Pasco, Polk, Manatee and Leon counties vowed to join the suit in an effort to reverse the law, which requires counties to pay millions of dollars in backlogged bills. Others may follow.
The counties blame the debt on glitches in the state software system that led to thousands of errors and duplicate invoices.
"From the outset, we've said that local taxpayers shouldn't be forced to pay for Tallahassee's accounting errors," said Chris Holley, executive director of the Florida Association of Counties. "And to ensure that they are not, we will be pursuing legal action."
The board voted unanimously in favor of the suit during a conference call with attorney Ginger Delegal, who discussed the counties' legal standing. The call was closed to the media.

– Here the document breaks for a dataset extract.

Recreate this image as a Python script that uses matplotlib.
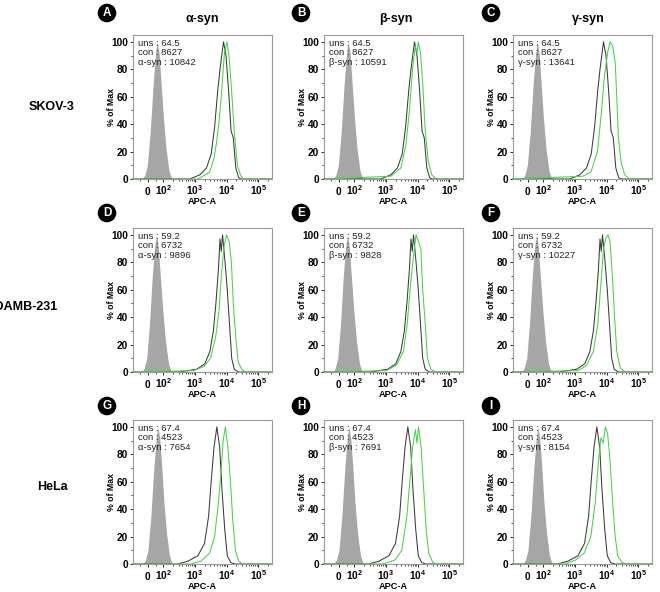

The problem stems from an agreement between the state and the counties to split long-term hospital care and nursing home bills for patients on Medicaid, the health care program for the poor and disabled.

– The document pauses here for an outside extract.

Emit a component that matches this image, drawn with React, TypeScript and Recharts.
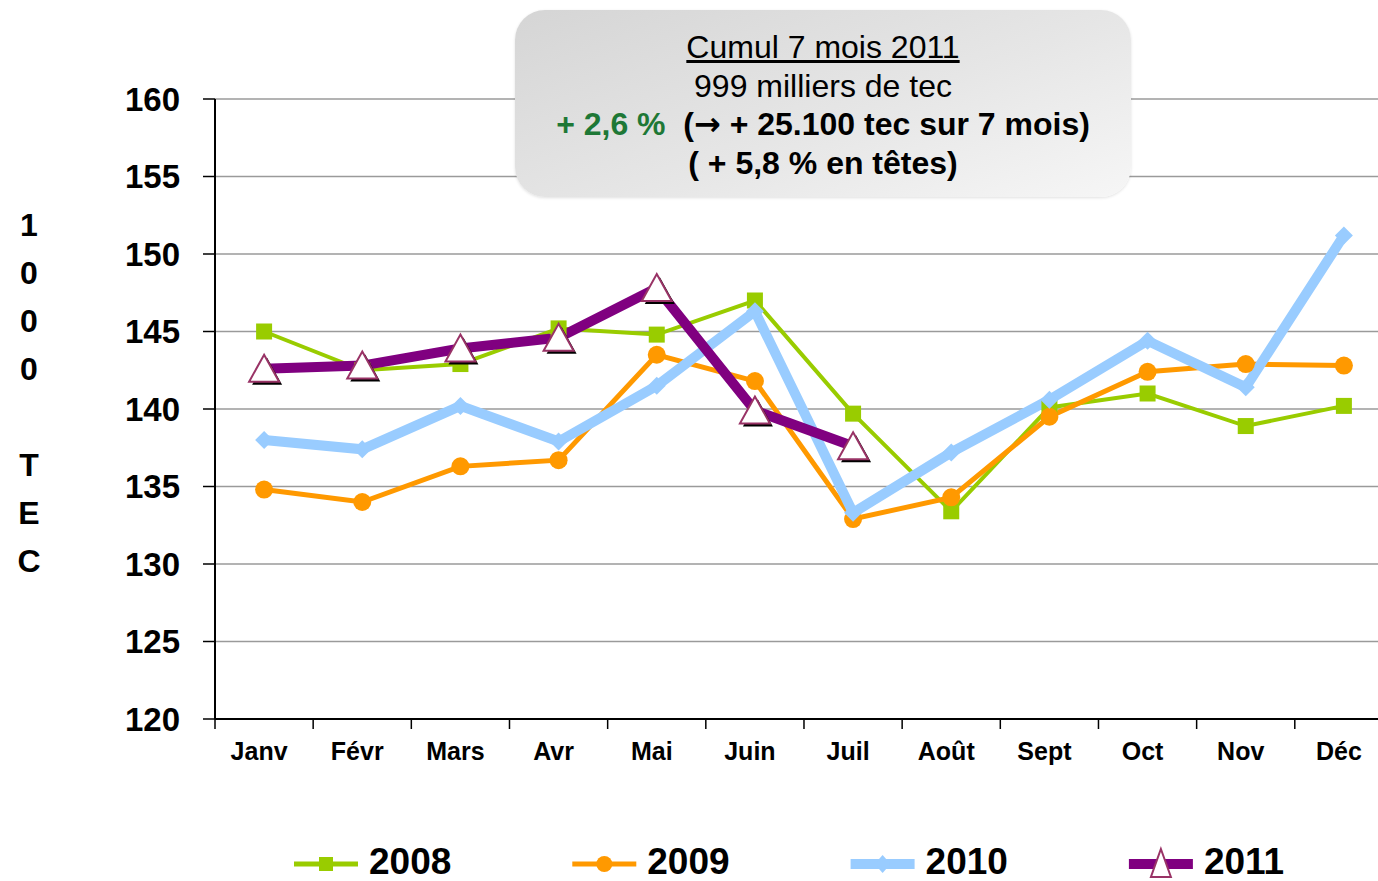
import React from "react";
import { LineChart, Line, XAxis, YAxis, CartesianGrid } from "recharts";

const months = ["Janv", "Févr", "Mars", "Avr", "Mai", "Juin", "Juil", "Août", "Sept", "Oct", "Nov", "Déc"];
const v2008 = [145.0, 142.5, 142.9, 145.2, 144.8, 147.0, 139.7, 133.4, 140.1, 141.0, 138.9, 140.2];
const v2009 = [134.8, 134.0, 136.3, 136.7, 143.5, 141.8, 132.9, 134.3, 139.5, 142.4, 142.9, 142.8];
const v2010 = [138.0, 137.4, 140.2, 137.9, 141.5, 146.3, 133.3, 137.2, 140.6, 144.4, 141.4, 151.2];
const v2011 = [142.6, 142.8, 143.9, 144.6, 147.8, 139.9, 137.6];
const yTicks = [120, 125, 130, 135, 140, 145, 150, 155, 160];
const yLabel = ["1", "0", "0", "0", "\u00a0", "T", "E", "C"];

const data = months.map((m, i) => ({
  month: m,
  y2008: v2008[i],
  y2009: v2009[i],
  y2010: v2010[i],
  y2011: v2011[i] ?? null,
}));

const FONT = '"Liberation Sans", Arial, Helvetica, sans-serif';
const HALF_STEP = 49.1;

const GREEN = "#99cc00";
const ORANGE = "#ff9900";
const BLUE = "#99ccff";
const PURPLE = "#800080";
const TRI_EDGE = "#993366";

function MonthTick(props: any) {
  const { x, y, payload, index } = props;
  return (
    <g>
      <line x1={x - HALF_STEP} y1={y} x2={x - HALF_STEP} y2={y + 10} stroke="#000" strokeWidth={1.5} />
      {index === months.length - 1 && (
        <line x1={x + HALF_STEP} y1={y} x2={x + HALF_STEP} y2={y + 10} stroke="#000" strokeWidth={1.5} />
      )}
      <text x={x - 5} y={y + 41} textAnchor="middle" fontFamily={FONT} fontWeight="bold" fontSize={25} fill="#000">
        {payload.value}
      </text>
    </g>
  );
}

const squareDot = (p: any) =>
  p.cy == null ? <g key={p.index} /> : <rect key={p.index} x={p.cx - 8} y={p.cy - 8} width={16} height={16} fill={GREEN} />;

const circleDot = (p: any) =>
  p.cy == null ? <g key={p.index} /> : <circle key={p.index} cx={p.cx} cy={p.cy} r={9} fill={ORANGE} />;

const diamondDot = (p: any) =>
  p.cy == null ? (
    <g key={p.index} />
  ) : (
    <polygon
      key={p.index}
      points={`${p.cx},${p.cy - 9} ${p.cx + 9},${p.cy} ${p.cx},${p.cy + 9} ${p.cx - 9},${p.cy}`}
      fill={BLUE}
    />
  );

const triPts = (cx: number, cy: number) => `${cx},${cy - 14} ${cx + 15},${cy + 13} ${cx - 15},${cy + 13}`;

const triangleDot = (p: any) =>
  p.cy == null ? (
    <g key={p.index} />
  ) : (
    <g key={p.index}>
      <polygon points={triPts(p.cx + 3, p.cy + 3)} fill="#000" />
      <polygon points={triPts(p.cx, p.cy)} fill="#fff" stroke={TRI_EDGE} strokeWidth={2} />
    </g>
  );

const legendItems = [
  { name: "2008", color: GREEN, width: 5, marker: "square" },
  { name: "2009", color: ORANGE, width: 5, marker: "circle" },
  { name: "2010", color: BLUE, width: 10, marker: "diamond" },
  { name: "2011", color: PURPLE, width: 10, marker: "triangle" },
];

function LegendMarker({ kind, cx, cy, color }: { kind: string; cx: number; cy: number; color: string }) {
  if (kind === "square") return <rect x={cx - 7} y={cy - 7} width={14} height={14} fill={color} />;
  if (kind === "circle") return <circle cx={cx} cy={cy} r={8} fill={color} />;
  if (kind === "diamond")
    return <polygon points={`${cx},${cy - 9} ${cx + 8},${cy} ${cx},${cy + 9} ${cx - 8},${cy}`} fill={color} />;
  return <polygon points={`${cx},${cy - 15} ${cx + 10},${cy + 13} ${cx - 10},${cy + 13}`} fill="#fff" stroke={TRI_EDGE} strokeWidth={2} />;
}

export default function App() {
  return (
    <div
      style={{
        position: "absolute",
        left: 0,
        top: 0,
        width: 1378,
        height: 881,
        overflow: "hidden",
        background: "#fff",
        fontFamily: FONT,
      }}
    >
      <LineChart width={1400} height={881} data={data} margin={{ top: 99, right: 7, bottom: 122, left: 0 }}>
        <CartesianGrid vertical={false} stroke="#9a9a9a" strokeWidth={1.5} />
        <XAxis
          dataKey="month"
          interval={0}
          height={40}
          tickLine={false}
          tickSize={0}
          tickMargin={0}
          padding={{ left: HALF_STEP, right: HALF_STEP }}
          axisLine={{ stroke: "#000", strokeWidth: 2 }}
          tick={<MonthTick />}
        />
        <YAxis
          width={215}
          domain={[120, 160]}
          ticks={yTicks}
          interval={0}
          tickSize={12}
          tickMargin={23}
          axisLine={{ stroke: "#000", strokeWidth: 2 }}
          tickLine={{ stroke: "#000", strokeWidth: 1.5 }}
          tick={{ fill: "#000", fontFamily: FONT, fontWeight: "bold", fontSize: 33 }}
        />
        <Line dataKey="y2008" stroke={GREEN} strokeWidth={4} dot={squareDot} isAnimationActive={false} />
        <Line dataKey="y2009" stroke={ORANGE} strokeWidth={5} dot={circleDot} isAnimationActive={false} />
        <Line dataKey="y2010" stroke={BLUE} strokeWidth={10} dot={diamondDot} isAnimationActive={false} />
        <Line dataKey="y2011" stroke={PURPLE} strokeWidth={10} dot={triangleDot} isAnimationActive={false} />
      </LineChart>

      <div
        style={{
          position: "absolute",
          left: 14,
          top: 201,
          width: 30,
          textAlign: "center",
          fontWeight: "bold",
          fontSize: 32,
          lineHeight: "48px",
        }}
      >
        {yLabel.map((c, i) => (
          <div key={i}>{c}</div>
        ))}
      </div>

      <div
        style={{
          position: "absolute",
          left: 515,
          top: 10,
          width: 616,
          height: 187,
          borderRadius: 30,
          background: "linear-gradient(160deg, #d5d5d5 0%, #e6e6e6 55%, #f6f6f6 100%)",
          boxShadow: "0 1px 3px rgba(0,0,0,0.12)",
          textAlign: "center",
          fontSize: 32,
          lineHeight: "38.5px",
          paddingTop: 18,
          boxSizing: "border-box",
          color: "#000",
        }}
      >
        <div style={{ textDecoration: "underline" }}>Cumul 7 mois 2011</div>
        <div>999 milliers de tec</div>
        <div style={{ fontWeight: "bold", whiteSpace: "nowrap" }}>
          <span style={{ color: "#1e7836" }}>+ 2,6 %</span>
          {"\u00a0\u00a0("}
          <span style={{ fontFamily: '"DejaVu Sans", sans-serif' }}>{"\u2192"}</span>
          {" + 25.100 tec sur 7 mois)"}
        </div>
        <div style={{ fontWeight: "bold" }}>( + 5,8 % en têtes)</div>
      </div>

      <svg style={{ position: "absolute", left: 0, top: 828 }} width={1378} height={53}>
        {legendItems.map((it, i) => {
          const x0 = 294 + i * 278.3;
          return (
            <g key={it.name}>
              <line x1={x0} y1={36} x2={x0 + 64} y2={36} stroke={it.color} strokeWidth={it.width} />
              <LegendMarker kind={it.marker} cx={x0 + 32} cy={36} color={it.color} />
              <text x={x0 + 75} y={46} fontFamily={FONT} fontWeight="bold" fontSize={37} fill="#000">
                {it.name}
              </text>
            </g>
          );
        })}
      </svg>
    </div>
  );
}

The state has the authority to withhold its share of funding to recoup the money it says the counties owe. The law allows the state's 67 counties to pay back only 85 percent of their debt but will hold them responsible for the entire bill if they contest.
Florida Association of Counties spokeswoman Cragin Mostseller said the suit will likely pin on a provision in the state Constitution that protects counties from "unfunded mandates."
In other words, Florida can't reduce the percentage of taxes it shares with the counties without a two-thirds vote in the House and Senate, a threshold neither chamber achieved.
Florida counties and members of the tea party lobbied hard against the bill, accusing the state of refusing to fix its own errors and balancing its budget on the backs of counties.
When Gov. Rick Scott signed the bill two weeks ago, he took the unusual step of submitting a letter to the secretary of state and ordered officials with the Agency for Health Care Administration, which oversees Medicaid, to travel to every county to discuss billing issues.
The letter does not allude to a specific plan to fix the billing system, but Scott assured the counties that they will only be required to pay what is due.
Some of the counties have money in reserves, but others may have to raise taxes or trim expenses. The Tampa Bay Times reported Thursday, for example, that the law may force Pasco County, already facing a $5.3 million shortfall, to find another $3.5 million for the unexpected Medicaid expenses.
That's not fair, said Henry Kelley, legislative liaison for the Tea Party Network.
"The state gets to have a nice press conference that says, yeah, we balanced our budget," he said. "But from the taxpayer perspective, you just shifted the cost around."